The Explorer, Ford’s first battery model using Volkswagen’s electric technology, was launched in London on Tuesday © Chris J. Ratcliffe/Bloomberg

A government charging strategy last year outlined plans to ease bottlenecks in the rollout of charging infrastructure, such as improving planning permission and expanding local grid capacity. But Brankin said the measures will “not wholly deliver the vision for what we need”.

She said customers would also be put off buying electric vehicles if they see queues at charging bays. “We [Ford] have spent billions of dollars on electric vehicles, it is now coming fast, and we need this.”

About 16 per cent of new UK cars sold last month were electric. There are government plans for a sales mandate requiring 22 per cent of new cars sold next year to be electric, with the target ratcheting up during the decade to 100 per cent by 2030.

Brankin was speaking as the US carmaker launched the Explorer, its first battery model made using Volkswagen’s electric technology.

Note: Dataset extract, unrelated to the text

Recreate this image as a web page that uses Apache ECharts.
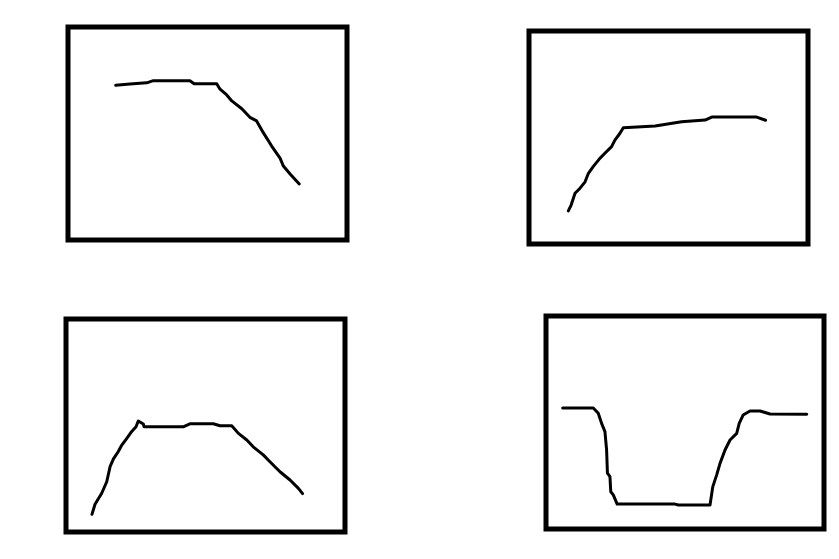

Ford plans to make two electric models using VW’s MEB electric car production system. It is also considering using its own technology for future models for Europe.

The Explorer, which is an electric variant of the combustion engine version sold in the US, is expected to cost less than £40,000 when deliveries begin at the end of this year.

Ford has been paring back its offering in Europe and the UK in an attempt to increase margins in the fiercely competitive region. This includes pulling out of the small car segment that has been dominated by sales of its Fiesta model.

Brankin said many of the company’s potential Fiesta drivers were buying the more expensive Puma, now the cheapest model in Ford’s range.

The Explorer will be built at Ford’s Cologne plant, the first electric car that the company will manufacture in the region. It currently imports the Mustang Mach-e from Mexico.